The Tab’s Top Ten Tracks

GEORGE OSBORN lists the best stuff you can’t find on Spotify

Alvarez Kings Amplive Beatles Bloc Party Burial George Osborn Godspeed You! Black Emperor Look See Proof Open Pink Floyd Polysics Harajuku Radiohead Ross Davies Top Ten Tracks

Some people have accused the Tab of being for dummies: a bit low brow, not always funny and certainly not intelligent or engaging. While the first may be true and the second is definitely true of Rob Smith’s furious recent rant about Varsity reviews (ok that was actually very funny), I feel a tad insulted when someone says the Tab isn’t intelligent. We’re intelligent in a different way, some may say, by appealing to your “duh I’m on the internet and my attention span is five seconds long” brain and baby feeding you stuff that you may care about more than “House Demolished on West Road” or “This is a TCS Headline, boring boring boring”.

But to prove that we do have a brain cell or two, welcome to a slightly post modern Top Ten tracks: the Top Ten Tracks that aren’t on Spotify. Split into five sections, not only will this playlist have you questioning the nature of erm stuff, it’ll also hopefully make you think about the nature of the music industry and whether the mainstream music taste is occupied by nothing more than a glut of corporate rubbishness. Yeah, told you we could use our brains, like.


End of our Affair– Ross Davies

A singer songwriter based in Birmingham, Davies has one of the most impressive repertoires of songs yet to be picked up by a record label. This track is built simply but the richness of Davies’ voice combined to his perfect arrangement lends the track massive depth. Could be the British Willy Mason if someone throws him a chance.

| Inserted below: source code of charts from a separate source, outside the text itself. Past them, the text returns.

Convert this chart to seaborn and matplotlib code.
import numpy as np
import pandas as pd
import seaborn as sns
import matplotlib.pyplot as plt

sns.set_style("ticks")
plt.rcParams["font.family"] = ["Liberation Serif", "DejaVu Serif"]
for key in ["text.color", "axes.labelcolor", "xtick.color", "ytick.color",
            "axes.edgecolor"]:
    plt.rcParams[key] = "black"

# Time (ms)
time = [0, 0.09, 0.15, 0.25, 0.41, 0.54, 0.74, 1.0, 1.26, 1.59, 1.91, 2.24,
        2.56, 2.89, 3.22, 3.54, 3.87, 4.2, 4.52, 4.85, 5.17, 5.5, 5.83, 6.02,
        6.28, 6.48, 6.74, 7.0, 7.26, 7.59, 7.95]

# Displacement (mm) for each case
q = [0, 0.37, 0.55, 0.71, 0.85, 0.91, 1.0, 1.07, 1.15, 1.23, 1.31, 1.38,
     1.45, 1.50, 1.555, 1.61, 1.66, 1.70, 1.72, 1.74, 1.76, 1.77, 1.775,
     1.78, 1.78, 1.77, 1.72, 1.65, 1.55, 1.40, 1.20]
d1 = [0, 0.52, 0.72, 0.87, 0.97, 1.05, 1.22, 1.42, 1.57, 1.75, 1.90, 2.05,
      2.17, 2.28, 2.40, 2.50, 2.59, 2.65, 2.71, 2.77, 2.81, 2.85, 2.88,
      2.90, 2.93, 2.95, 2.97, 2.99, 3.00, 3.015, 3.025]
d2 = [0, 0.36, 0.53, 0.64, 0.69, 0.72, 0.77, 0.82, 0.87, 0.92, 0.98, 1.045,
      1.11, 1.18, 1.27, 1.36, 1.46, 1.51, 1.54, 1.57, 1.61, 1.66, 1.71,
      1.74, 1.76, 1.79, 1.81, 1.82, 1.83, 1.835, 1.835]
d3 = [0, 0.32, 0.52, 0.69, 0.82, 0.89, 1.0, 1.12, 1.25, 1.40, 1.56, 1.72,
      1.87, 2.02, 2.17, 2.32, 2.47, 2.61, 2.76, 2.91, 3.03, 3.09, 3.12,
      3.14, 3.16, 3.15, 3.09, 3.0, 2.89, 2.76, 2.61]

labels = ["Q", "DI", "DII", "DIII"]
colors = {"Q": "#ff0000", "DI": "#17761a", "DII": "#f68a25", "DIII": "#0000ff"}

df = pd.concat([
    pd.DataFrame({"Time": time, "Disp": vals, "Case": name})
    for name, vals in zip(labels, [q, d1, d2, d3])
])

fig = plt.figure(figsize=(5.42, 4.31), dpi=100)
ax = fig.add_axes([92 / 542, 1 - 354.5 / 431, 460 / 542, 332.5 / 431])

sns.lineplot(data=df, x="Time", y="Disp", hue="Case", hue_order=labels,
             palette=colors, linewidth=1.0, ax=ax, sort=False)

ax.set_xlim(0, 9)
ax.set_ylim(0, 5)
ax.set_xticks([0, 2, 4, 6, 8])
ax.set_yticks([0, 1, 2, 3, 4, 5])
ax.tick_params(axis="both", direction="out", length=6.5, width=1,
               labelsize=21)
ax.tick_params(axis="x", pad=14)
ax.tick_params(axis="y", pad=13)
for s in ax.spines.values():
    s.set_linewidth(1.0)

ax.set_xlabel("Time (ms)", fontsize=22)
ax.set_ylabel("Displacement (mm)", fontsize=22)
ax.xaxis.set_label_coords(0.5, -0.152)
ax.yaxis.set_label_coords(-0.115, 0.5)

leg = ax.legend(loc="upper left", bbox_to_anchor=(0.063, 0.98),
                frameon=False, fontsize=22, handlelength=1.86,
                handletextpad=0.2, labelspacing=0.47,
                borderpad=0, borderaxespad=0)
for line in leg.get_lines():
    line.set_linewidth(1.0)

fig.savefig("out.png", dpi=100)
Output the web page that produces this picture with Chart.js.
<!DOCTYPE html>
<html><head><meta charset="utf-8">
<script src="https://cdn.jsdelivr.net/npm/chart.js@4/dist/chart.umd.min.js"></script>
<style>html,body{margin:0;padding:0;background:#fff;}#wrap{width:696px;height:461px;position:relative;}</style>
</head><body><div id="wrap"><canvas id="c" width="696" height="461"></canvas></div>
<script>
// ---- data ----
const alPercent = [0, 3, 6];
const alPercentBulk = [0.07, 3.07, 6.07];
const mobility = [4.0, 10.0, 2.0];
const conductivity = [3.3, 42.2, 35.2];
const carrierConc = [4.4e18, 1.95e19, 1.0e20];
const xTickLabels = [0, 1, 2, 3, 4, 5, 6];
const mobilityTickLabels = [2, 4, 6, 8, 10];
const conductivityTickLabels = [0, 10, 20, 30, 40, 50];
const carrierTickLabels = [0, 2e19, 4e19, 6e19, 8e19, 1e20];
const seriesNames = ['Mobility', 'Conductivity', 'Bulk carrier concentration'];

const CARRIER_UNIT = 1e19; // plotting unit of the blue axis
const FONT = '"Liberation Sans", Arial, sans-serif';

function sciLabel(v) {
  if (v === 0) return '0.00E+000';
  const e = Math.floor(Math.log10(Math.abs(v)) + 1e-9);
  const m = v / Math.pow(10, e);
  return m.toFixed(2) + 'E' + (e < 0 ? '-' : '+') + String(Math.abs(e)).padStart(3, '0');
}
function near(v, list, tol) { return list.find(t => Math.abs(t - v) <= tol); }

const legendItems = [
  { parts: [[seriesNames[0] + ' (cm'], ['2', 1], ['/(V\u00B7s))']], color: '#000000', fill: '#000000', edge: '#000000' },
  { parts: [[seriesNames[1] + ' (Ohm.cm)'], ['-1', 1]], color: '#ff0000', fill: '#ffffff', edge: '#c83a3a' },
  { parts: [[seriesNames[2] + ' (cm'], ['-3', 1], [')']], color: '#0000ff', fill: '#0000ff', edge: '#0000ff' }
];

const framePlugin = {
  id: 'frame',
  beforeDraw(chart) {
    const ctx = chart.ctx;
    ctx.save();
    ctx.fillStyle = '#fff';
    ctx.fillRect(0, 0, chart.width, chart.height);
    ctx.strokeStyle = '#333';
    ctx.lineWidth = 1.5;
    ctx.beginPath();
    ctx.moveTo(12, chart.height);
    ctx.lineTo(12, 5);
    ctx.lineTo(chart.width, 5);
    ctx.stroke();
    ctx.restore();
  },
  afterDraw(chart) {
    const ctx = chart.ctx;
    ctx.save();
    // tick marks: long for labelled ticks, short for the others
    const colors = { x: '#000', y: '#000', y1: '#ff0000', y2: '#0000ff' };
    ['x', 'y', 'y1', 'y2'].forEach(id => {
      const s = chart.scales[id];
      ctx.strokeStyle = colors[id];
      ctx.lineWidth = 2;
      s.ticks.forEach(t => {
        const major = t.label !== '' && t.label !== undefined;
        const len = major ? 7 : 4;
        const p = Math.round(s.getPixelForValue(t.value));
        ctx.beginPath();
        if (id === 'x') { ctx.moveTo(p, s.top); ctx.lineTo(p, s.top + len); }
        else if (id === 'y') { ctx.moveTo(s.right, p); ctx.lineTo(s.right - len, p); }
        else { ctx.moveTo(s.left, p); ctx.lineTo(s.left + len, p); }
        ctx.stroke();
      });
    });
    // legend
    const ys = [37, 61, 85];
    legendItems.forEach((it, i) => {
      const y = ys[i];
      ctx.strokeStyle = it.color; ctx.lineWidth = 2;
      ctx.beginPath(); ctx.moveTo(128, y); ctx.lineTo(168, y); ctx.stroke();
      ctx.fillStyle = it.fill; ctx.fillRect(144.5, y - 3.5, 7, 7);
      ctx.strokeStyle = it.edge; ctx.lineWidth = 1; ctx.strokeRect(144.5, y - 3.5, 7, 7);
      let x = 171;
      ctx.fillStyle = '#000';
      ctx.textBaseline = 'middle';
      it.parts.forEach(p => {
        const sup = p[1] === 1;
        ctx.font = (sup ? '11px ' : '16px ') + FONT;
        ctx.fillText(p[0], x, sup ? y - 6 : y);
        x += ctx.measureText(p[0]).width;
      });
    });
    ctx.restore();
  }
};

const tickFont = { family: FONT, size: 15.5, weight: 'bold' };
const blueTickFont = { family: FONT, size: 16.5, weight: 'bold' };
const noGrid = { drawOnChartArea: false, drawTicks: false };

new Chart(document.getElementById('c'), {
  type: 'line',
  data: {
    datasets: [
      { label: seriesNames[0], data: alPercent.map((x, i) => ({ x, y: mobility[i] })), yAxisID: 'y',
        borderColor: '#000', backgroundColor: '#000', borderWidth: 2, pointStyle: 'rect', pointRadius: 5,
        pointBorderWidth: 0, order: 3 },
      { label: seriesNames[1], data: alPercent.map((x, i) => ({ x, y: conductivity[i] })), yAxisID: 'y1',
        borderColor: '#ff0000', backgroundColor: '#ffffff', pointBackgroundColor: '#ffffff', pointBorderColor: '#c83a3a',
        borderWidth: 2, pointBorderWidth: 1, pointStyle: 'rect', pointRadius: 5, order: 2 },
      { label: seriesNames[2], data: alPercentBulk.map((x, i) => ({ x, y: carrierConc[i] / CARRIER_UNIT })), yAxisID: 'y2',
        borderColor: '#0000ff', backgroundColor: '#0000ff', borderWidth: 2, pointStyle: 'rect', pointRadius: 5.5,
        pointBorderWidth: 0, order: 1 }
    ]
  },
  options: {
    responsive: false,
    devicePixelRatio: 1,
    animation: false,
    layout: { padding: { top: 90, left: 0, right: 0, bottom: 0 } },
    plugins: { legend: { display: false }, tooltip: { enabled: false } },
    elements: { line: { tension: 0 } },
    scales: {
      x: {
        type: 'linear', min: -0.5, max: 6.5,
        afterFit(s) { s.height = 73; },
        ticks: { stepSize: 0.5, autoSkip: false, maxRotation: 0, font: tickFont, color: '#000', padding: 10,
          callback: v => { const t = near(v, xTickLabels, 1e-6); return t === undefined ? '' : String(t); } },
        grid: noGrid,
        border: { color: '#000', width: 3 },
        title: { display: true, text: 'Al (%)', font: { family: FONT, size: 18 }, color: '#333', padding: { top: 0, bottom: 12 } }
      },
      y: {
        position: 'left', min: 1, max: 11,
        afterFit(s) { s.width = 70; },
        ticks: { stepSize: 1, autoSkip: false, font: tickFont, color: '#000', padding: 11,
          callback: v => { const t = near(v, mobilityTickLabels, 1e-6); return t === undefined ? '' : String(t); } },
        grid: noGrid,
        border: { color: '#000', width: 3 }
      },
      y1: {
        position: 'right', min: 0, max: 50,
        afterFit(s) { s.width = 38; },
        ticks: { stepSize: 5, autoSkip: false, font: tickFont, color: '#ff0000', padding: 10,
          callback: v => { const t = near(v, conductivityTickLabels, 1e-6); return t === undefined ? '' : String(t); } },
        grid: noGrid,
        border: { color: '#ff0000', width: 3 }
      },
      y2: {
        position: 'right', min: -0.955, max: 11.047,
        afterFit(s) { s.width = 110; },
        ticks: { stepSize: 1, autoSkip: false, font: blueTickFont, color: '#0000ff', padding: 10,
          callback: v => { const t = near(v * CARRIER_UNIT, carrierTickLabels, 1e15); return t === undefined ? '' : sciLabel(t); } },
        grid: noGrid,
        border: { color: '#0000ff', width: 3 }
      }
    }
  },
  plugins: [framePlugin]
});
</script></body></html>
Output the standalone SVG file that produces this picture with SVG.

You, Me, Them, Us – Alvarez Kings

Mixing indie styles of the Rapture, Hot Hot Heat and Black Rebel Motorcycle Club, Alvarez Kings may well end up on the Spotify list and in a gig venue near you. This is a seriously hot indie track; exciting, vigorous and rabble rousing which is just what you want to hear.

Too Left Field

Static – Godspeed you! Black Emperor

Probably best described as rock does classical music, Godspeed reinvent prog as a devastatingly powerful and shimmering art form. The highlight of the track is the sermon that kicks in about 4 and a half minutes in, turning an evangelical message of hope into a despair laden moment of devastation via strings, guitars and muffled vocals. Life affirming.

Shell of Light – Burial

You’ll definitely find a track or two of his on Spotify, but his ethos of not writing for anything other than his own artistic pleasure means you’ll be unlikely to find any of his full albums on here. Which is a shame as he fuses dubstep with grime and garage to create music with real soul and texture, something rarely found in modern repertoires.

Defunct, deceased, ended

Casualty – Look See Proof

The first piece of music journalism I ever did was interviewing these guys and after a bit of scepticism that they would be worth my effort, Look See Proof turned out to be pretty good. Casualty was a highlight, a genuinely great indie track with nods to The Futureheads, Bloc Party and Mumm-Ra throughout, that ended up on the Euro 2008 computer game soundtrack.

Close my Eyes – Open

A genuinely unique, one of a kind band who combined elements of indie to jazz to ambitious rock, Close my Eyes is the triumphant opening track from their first album which roots around in morose piano chords momentarily before exploding into a joyous guitar driven celebration. Such a shame they split up.


Luno (Polysics Harajuku mix) – Bloc Party

Taking the nuttiness of the original song and turning it into an electro heavy, violently pulsating track, Polysics continue to push the boundaries of normalcy. Just a shame that the original came on a free CD with NME so barely anyone will have heard it.

Faustz – Amplive

In honour of Thom Yorke’s appearance at the Corn Exchange, this beat heavy chopping up of Faust Arp by producer Amplive had to go on here. Part of the vaguely illegal Rainydayz Remixes, it is probably one of the best examples of how to turn the original track upside down and retain the quality since the Grey Album.

Too Big

Piggies – The Beatles

George Harrison’s rant against capitalism (and the idiocy of the Beatle fan base) is probably a pertinent example of why big bands don’t sign up to Spotify: they have so much cash and support that they don’t need to bother to put their back catalogue up. I enjoy the bizarreness of the song, most people don’t.

Money – Pink Floyd

Still wading through the piles of cash that they amassed in the early years of their career, Money is a fair reason for why they became rich: catchy, inventive and in its own way slightly anthemic. Probably why the Karaoke version online you get instead of the actual song is reasonably popular.